On weeks with perfect weather, that Friday buffer becomes available for add-on services, one-time jobs, or letting your crew finish early as a morale boost. Either way, the buffer is not wasted — it is insurance that pays off every time weather hits.

The 48-Hour Look-Ahead Rule

Make it a daily habit to check the 48-hour forecast every evening. Not the 10-day outlook, which is unreliable. The 48-hour window, which is accurate enough to make scheduling decisions with confidence.

When you see rain predicted for Wednesday, start moving jobs on Monday evening. Text or call your Wednesday customers to let them know you are shifting their service to Thursday or Friday to avoid the weather. Most customers appreciate the heads-up and have zero issue with a one-day shift. The ones who do have a specific constraint — maybe they are hosting an event Saturday and need the lawn done by Thursday — can be prioritized.

Automated weather alerts and scheduling tools make this even easier. Instead of manually checking weather and texting each customer individually, weather-aware software can flag at-risk days, suggest which jobs to move, and send customer notifications in bulk. What used to take 45 minutes of phone calls becomes a five-minute review and one-click confirmation.

Partial Rain Days Are Not Lost Days

Not every rainy day is a total washout. In many regions, rain comes in waves — a morning shower followed by clearing skies, or an afternoon thunderstorm after a dry morning. The businesses that recover the most revenue from weather events are the ones that adjust their timing rather than canceling outright.
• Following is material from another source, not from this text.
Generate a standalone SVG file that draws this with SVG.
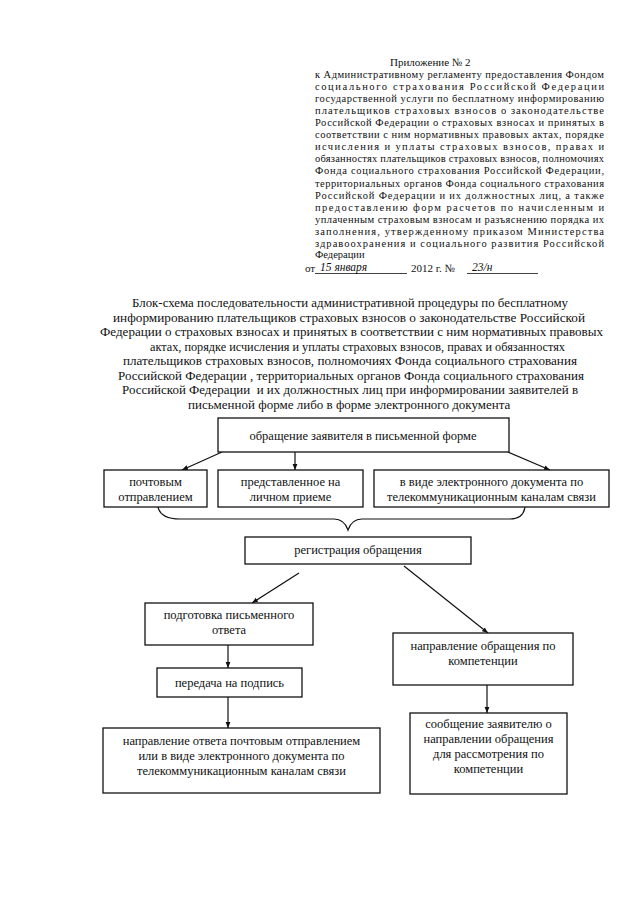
<svg xmlns="http://www.w3.org/2000/svg" width="640" height="905" viewBox="0 0 640 905">
<defs>
<style>
text{font-family:"Liberation Serif","Times New Roman",serif;fill:#111}
.h{font-size:10.5px}
.t{font-size:13px;text-anchor:start}
.b{font-size:12.5px;text-anchor:middle}
.hw{font-family:"Liberation Serif",serif;font-style:italic;font-size:11.5px}
rect{fill:#fff;stroke:#111;stroke-width:1.3}
.c{stroke:#111;stroke-width:1.2;fill:none}
</style>
<marker id="a" viewBox="0 0 10 10" refX="10" refY="5" markerWidth="6" markerHeight="6" orient="auto" markerUnits="userSpaceOnUse">
<path d="M0,1 L10,5 L0,9 Z" fill="#111"/>
</marker>
</defs>
<rect x="0" y="0" width="640" height="905" style="fill:#fff;stroke:none"/>
<g id="header">
<text x="390" y="66" style="font-size:11px">Приложение № 2</text>
<text class="h" x="315" y="78" textLength="289" lengthAdjust="spacing">к Административному регламенту предоставления Фондом</text>
<text class="h" x="315" y="90" textLength="289" lengthAdjust="spacing">социального страхования Российской Федерации</text>
<text class="h" x="315" y="102" textLength="289" lengthAdjust="spacing">государственной услуги по бесплатному информированию</text>
<text class="h" x="315" y="114" textLength="289" lengthAdjust="spacing">плательщиков страховых взносов о законодательстве</text>
<text class="h" x="315" y="126" textLength="289" lengthAdjust="spacing">Российской Федерации о страховых взносах и принятых в</text>
<text class="h" x="315" y="138" textLength="289" lengthAdjust="spacing">соответствии с ним нормативных правовых актах, порядке</text>
<text class="h" x="315" y="150" textLength="289" lengthAdjust="spacing">исчисления и уплаты страховых взносов, правах и</text>
<text class="h" x="315" y="162" textLength="289" lengthAdjust="spacing">обязанностях плательщиков страховых взносов, полномочиях</text>
<text class="h" x="315" y="174" textLength="289" lengthAdjust="spacing">Фонда социального страхования Российской Федерации,</text>
<text class="h" x="315" y="187" textLength="289" lengthAdjust="spacing">территориальных органов Фонда социального страхования</text>
<text class="h" x="315" y="199" textLength="289" lengthAdjust="spacing">Российской Федерации и их должностных лиц, а также</text>
<text class="h" x="315" y="211" textLength="289" lengthAdjust="spacing">предоставлению форм расчетов по начисленным и</text>
<text class="h" x="315" y="223" textLength="289" lengthAdjust="spacing">уплаченным страховым взносам и разъяснению порядка их</text>
<text class="h" x="315" y="235" textLength="289" lengthAdjust="spacing">заполнения, утвержденному приказом Министерства</text>
<text class="h" x="315" y="247" textLength="289" lengthAdjust="spacing">здравоохранения и социального развития Российской</text>
<text class="h" x="315" y="258">Федерации</text>
<text x="305" y="272" style="font-size:11px">от</text>
<text class="hw" x="320" y="271">15 января</text>
<line x1="315" y1="273.5" x2="407" y2="273.5" class="c" style="stroke-width:0.8"/>
<text x="411" y="272" style="font-size:11px">2012 г. №</text>
<text class="hw" x="472" y="271">23/н</text>
<line x1="467" y1="273.5" x2="538" y2="273.5" class="c" style="stroke-width:0.8"/>
</g>
<g id="title">
<text class="t" x="132" y="307" textLength="436" lengthAdjust="spacingAndGlyphs">Блок-схема последовательности административной процедуры по бесплатному</text>
<text class="t" x="113" y="322" textLength="472" lengthAdjust="spacingAndGlyphs">информированию плательщиков страховых взносов о законодательстве Российской</text>
<text class="t" x="100" y="336" textLength="503" lengthAdjust="spacingAndGlyphs">Федерации о страховых взносах и принятых в соответствии с ним нормативных правовых</text>
<text class="t" x="150" y="351" textLength="415" lengthAdjust="spacingAndGlyphs">актах, порядке исчисления и уплаты страховых взносов, правах и обязанностях</text>
<text class="t" x="123" y="365" textLength="454" lengthAdjust="spacingAndGlyphs">плательщиков страховых взносов, полномочиях Фонда социального страхования</text>
<text class="t" x="118" y="380" textLength="466" lengthAdjust="spacingAndGlyphs">Российской Федерации , территориальных органов Фонда социального страхования</text>
<text class="t" x="122" y="394" textLength="456" lengthAdjust="spacingAndGlyphs" xml:space="preserve">Российской Федерации  и их должностных лиц при информировании заявителей в</text>
<text class="t" x="188" y="409">письменной форме либо в форме электронного документа</text>
</g>
<g id="connectors">
<line class="c" x1="222" y1="452" x2="182" y2="470" marker-end="url(#a)"/>
<line class="c" x1="295" y1="452" x2="295" y2="470" marker-end="url(#a)"/>
<line class="c" x1="508" y1="452" x2="550" y2="470" marker-end="url(#a)"/>
<path class="c" d="M158,507 C160,516 168,519 180,519 L334,519 C342,519 346,524 348,530 C350,524 354,519 362,519 L510,519 C520,519 524,514 525,507"/>
<line class="c" x1="299" y1="573" x2="252" y2="603" marker-end="url(#a)"/>
<line class="c" x1="404" y1="566" x2="488" y2="633" marker-end="url(#a)"/>
<line class="c" x1="228" y1="645" x2="228" y2="668" marker-end="url(#a)"/>
<line class="c" x1="228" y1="697" x2="228" y2="728" marker-end="url(#a)"/>
<line class="c" x1="487" y1="685" x2="487" y2="713" marker-end="url(#a)"/>
</g>
<g id="n1"><rect x="218" y="418" width="291" height="34"/><text class="b" x="363" y="440">обращение заявителя в письменной форме</text></g>
<g id="n2"><rect x="104" y="470" width="103" height="37"/><text class="b" x="155.5" y="486">почтовым</text><text class="b" x="155.5" y="501">отправлением</text></g>
<g id="n3"><rect x="218" y="470" width="145" height="37"/><text class="b" x="290.5" y="486">представленное на</text><text class="b" x="290.5" y="501">личном приеме</text></g>
<g id="n4"><rect x="374" y="470" width="235" height="37"/><text class="b" x="491.5" y="486">в виде электронного документа по</text><text class="b" x="491.5" y="501">телекоммуникационным каналам связи</text></g>
<g id="n5"><rect x="245" y="537" width="226" height="27"/><text class="b" x="358" y="554">регистрация обращения</text></g>
<g id="n6"><rect x="145" y="603" width="168" height="42"/><text class="b" x="229" y="619">подготовка письменного</text><text class="b" x="229" y="634">ответа</text></g>
<g id="n7"><rect x="157" y="668" width="145" height="29"/><text class="b" x="229.5" y="687">передача на подпись</text></g>
<g id="n8"><rect x="103" y="728" width="277" height="65"/><text class="b" x="241.5" y="745">направление ответа почтовым отправлением</text><text class="b" x="241.5" y="760">или в виде электронного документа по</text><text class="b" x="241.5" y="775">телекоммуникационным каналам связи</text></g>
<g id="n9"><rect x="393" y="633" width="180" height="52"/><text class="b" x="483" y="650">направление обращения по</text><text class="b" x="483" y="665">компетенции</text></g>
<g id="n10"><rect x="410" y="713" width="157" height="81"/><text class="b" x="488.5" y="728">сообщение заявителю о</text><text class="b" x="488.5" y="743">направлении обращения</text><text class="b" x="488.5" y="758">для рассмотрения по</text><text class="b" x="488.5" y="773">компетенции</text></g>
</svg>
If rain is expected from 6 AM to 10 AM, push your start time to 10:30 and run a shortened route hitting your highest-priority jobs first. If an afternoon storm is forecast, start an hour early and front-load the day. The grass might be slightly damp in the morning, but most residential customers would rather have a slightly damp cut than no service at all that week.

Train your crews to make judgment calls about mowing conditions. Light moisture on the grass is workable. Standing water and saturated soil are not. The difference matters, and experienced crews know it intuitively. Give them the authority to start work when conditions allow rather than waiting for your call.

Communicating Schedule Changes to Customers

The biggest source of customer frustration around weather delays is not the delay itself — it is the silence. When a customer expects a Tuesday service and nobody shows up and nobody says anything, they assume you forgot. By the time they text you Wednesday evening asking if you are coming, the relationship has taken a hit.

Proactive communication solves this completely. A simple text message sent 24 hours ahead saying that due to expected rain on Wednesday their service is being moved to Thursday afternoon reassures the customer and sets the right expectation. They know you are on top of it, they know when to expect you, and they do not have to chase you for an update.

Automate these notifications whenever possible. Sending individual texts to 40 customers is not a good use of your time. A scheduling tool that lets you shift a route and auto-notify every affected customer in one action saves you an hour of messaging and delivers a better customer experience than manual outreach.

Seasonal Weather Patterns and Long-Term Planning

If you have been in business for more than one season, you already have data on your local weather patterns. In the Southeast, afternoon thunderstorms are a near-daily occurrence from June through August. In the Pacific Northwest, spring and fall bring persistent drizzle. In the Midwest, spring is unpredictable and summer storms roll in fast.

Use this knowledge to structure your season. If July and August are your rainiest months, that is when your Friday buffer should be the widest. If April typically has 8 to 10 rain days, plan your spring cleanup schedule with extra margin. Over time, you develop a seasonal rhythm that accounts for weather as a predictable variable rather than an unpredictable disruption.

The best-run field service businesses treat weather the same way they treat equipment maintenance or customer acquisition — as a known operational factor that requires a system, not a crisis that requires improvisation.